Third, the Debtor has not shown a legitimate bankruptcy purpose for his third Chapter 13 case. The Debtor failed to appear at the section 341(a) Meeting of Creditors in violation of a debtor's duties under the Bankruptcy Code and the Federal Rules of Bankruptcy Procedure. See 11 U.S.C. § 343 and Fed. R. Bankr. P. 4002. Furthermore, pursuant to 11 U.S.C. § 362(c)(4)(A)(i), because two or more cases of the Debtor were pending within the previous year but were dismissed when the Debtor filed his third Chapter 13 case, the automatic stay provided in 11 U.S.C. § 362(a) did not go into effect upon the filing of this case. Although he could have done so, the Debtor made no efforts to seek to have the automatic stay—the most important relief a debtor obtains when filing a case—take effect in this case in accordance with 11 U.S.C. § 362(c)(4)(A)(ii). Therefore, the automatic stay did not go into effect when the Debtor filed his third Chapter 13 case and was never in effect at any time during the case.
IV. Conclusion
A review of the totality of the circumstances establishes that cause exists pursuant to 11 U.S.C. § 1307(c) to dismiss the Debtor's case.
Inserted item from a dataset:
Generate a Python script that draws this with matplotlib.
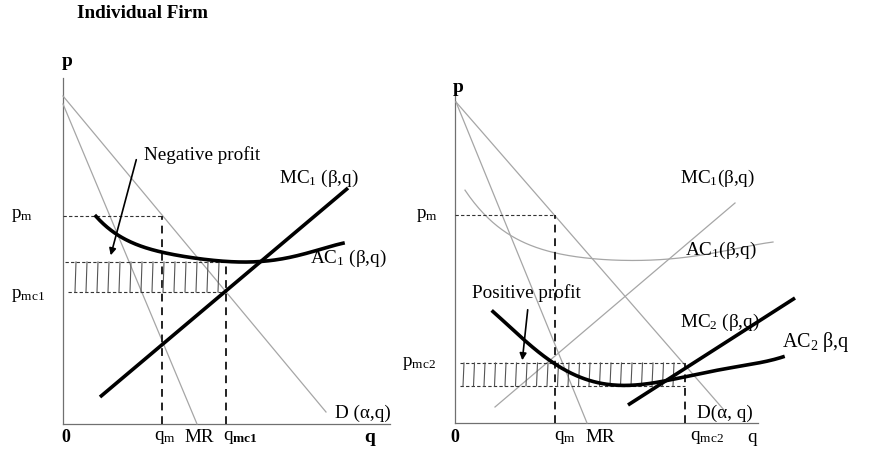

See Armstrong, 409 B.R. at 634. In addition, pursuant to 11 U.S.C. § 349(a), dismissal of the Debtor's case with prejudice is warranted under the circumstances present here. See Casse, 219 B.R. at 662. Finally, dismissal with prejudice is appropriate under section 105(a) to prevent an abuse of the bankruptcy process. See 8 Collier on Bankruptcy, ¶1307.04, p. 1307-11 - 1307-12.
Accordingly, it is hereby
ORDERED: The Motion to Dismiss is GRANTED; and it is further
ORDERED: The Debtor's Chapter 13 case is DISMISSED WITH PREJUDICE with a two year bar to filing a bankruptcy petition under any chapter of the Bankruptcy Code from the date of the entry of this Order.
Dated at Bridgeport, Connecticut this 7th day of January, 2020.